Entrevista:O Estado inteligente

quarta-feira, maio 04, 2005

Zuenir Ventura:A coisa aqui tá preta

Por mais que o governo esteja disposto a rever a tal cartilha contra o preconceito e o racismo, como anunciou, o resultado vai continuar sendo inócuo ou até mesmo nocivo, a exemplo do efeito paradoxal de alguns remédios. Primeiro, porque não são as expressões que criam o preconceito, mas o contrário. Depois, porque nem tudo que é bom para os EUA é bom para nós. Importar uma doutrina como a do politicamente correto sem crítica e adaptações oferece o risco de só trazer os seus defeitos: excesso, intolerância, rigidez.


O que fazer, por exemplo, com alguns clássicos da música popular brasileira que aos ouvidos de hoje são preconceituosos ou racistas, como "Mulata assanhada", de Ataulfo Alves ("Ai, meu Deus, que bom seria/Se voltasse a escravidão/Eu comprava essa mulata e prendia no meu coração") ou "O teu cabelo não nega", de Lamartine Babo ("Mas como a cor não pega/Mulata, eu quero o teu amor")? A cartilha vai sugerir que não se ouçam mais essas músicas?

Bem diferente dos EUA, onde impera o maniqueísmo segundo o qual ou se é branco ou se é negro, aqui, na terra da ambivalência, das sutilezas e atenuantes, não se pode levar tudo ao pé da letra, sem considerar o propósito da fala e a dimensão afetiva da linguagem. Uma forma incorreta, mas bem-intencionada, pode não ser tão ofensiva quanto é um conteúdo intencionalmente homofóbico ou racista. Dependendo do tom, "bicha", "negão", "baixinho", "magrelo" são manifestações carinhosas.

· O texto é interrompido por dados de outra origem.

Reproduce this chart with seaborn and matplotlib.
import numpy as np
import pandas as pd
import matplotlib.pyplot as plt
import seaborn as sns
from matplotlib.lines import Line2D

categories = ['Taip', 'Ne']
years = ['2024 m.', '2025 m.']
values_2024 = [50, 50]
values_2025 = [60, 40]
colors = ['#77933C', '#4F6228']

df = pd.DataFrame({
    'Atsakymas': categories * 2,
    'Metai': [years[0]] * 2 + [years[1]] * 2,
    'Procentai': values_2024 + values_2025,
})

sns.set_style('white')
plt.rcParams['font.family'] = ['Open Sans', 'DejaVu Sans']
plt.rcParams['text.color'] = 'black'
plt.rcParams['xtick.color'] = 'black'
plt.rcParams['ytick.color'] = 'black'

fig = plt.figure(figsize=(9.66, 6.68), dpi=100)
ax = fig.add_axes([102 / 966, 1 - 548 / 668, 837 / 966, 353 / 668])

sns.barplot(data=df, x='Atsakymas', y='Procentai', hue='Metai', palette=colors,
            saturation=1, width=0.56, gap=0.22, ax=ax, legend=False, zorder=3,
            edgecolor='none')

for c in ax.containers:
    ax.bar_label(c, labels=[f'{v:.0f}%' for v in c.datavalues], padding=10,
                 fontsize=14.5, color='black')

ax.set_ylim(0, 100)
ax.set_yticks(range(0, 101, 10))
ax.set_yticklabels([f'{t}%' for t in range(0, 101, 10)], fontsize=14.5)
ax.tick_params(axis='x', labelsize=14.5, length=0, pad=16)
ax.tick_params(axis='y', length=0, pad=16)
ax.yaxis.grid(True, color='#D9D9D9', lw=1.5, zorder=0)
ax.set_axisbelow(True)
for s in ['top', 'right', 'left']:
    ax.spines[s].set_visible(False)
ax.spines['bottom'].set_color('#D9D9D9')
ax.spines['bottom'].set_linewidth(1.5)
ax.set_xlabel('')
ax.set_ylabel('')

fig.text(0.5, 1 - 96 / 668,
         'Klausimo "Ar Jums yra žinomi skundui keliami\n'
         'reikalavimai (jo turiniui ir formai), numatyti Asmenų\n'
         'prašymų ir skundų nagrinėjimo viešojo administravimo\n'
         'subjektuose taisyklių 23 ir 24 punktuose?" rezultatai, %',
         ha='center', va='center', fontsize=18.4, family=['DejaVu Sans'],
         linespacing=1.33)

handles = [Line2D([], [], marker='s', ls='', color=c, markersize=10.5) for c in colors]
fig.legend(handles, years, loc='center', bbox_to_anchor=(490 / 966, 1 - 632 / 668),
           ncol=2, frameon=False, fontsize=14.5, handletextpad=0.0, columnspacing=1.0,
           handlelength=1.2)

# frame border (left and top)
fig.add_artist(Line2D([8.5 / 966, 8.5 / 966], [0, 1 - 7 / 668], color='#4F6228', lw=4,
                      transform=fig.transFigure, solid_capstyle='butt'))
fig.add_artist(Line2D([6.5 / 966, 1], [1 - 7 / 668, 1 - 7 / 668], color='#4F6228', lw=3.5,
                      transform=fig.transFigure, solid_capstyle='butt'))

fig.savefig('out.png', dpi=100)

Como as palavras têm vida, evoluem, se transformam e às vezes alteram seu significado, como "denegrir" e "judiar", há termos que começam carregando uma pesada carga negativa e, com o tempo, vão perdendo-a e adquirindo uma conotação inversa. Quando o negro Dorival Caymmi canta "Quem vai ao Bonfim, minha nega", ele está querendo dizer "meu amor". O politicamente correto não considera essas nuances e sobretudo não tem espírito crítico nem humor: os eufemismos e circunlóquios que propõe são ridículos.

O governo deu uma recuada, ainda bem. Mas o melhor seria não editar nada, porque se trata de uma questão mais complexa, que não cabe numa publicação que é por natureza normativa: isso deve e isso não. Fico imaginando o que faria a cartilha se, nos anos de chumbo, durante as trevas — epa, desculpe, durante o tempo nublado — um compositor branco de olhos azuis, sogro orgulhoso de um negro e avô de um mulato, compusesse o seguinte verso para falar da situação política de então: "A coisa aqui tá preta".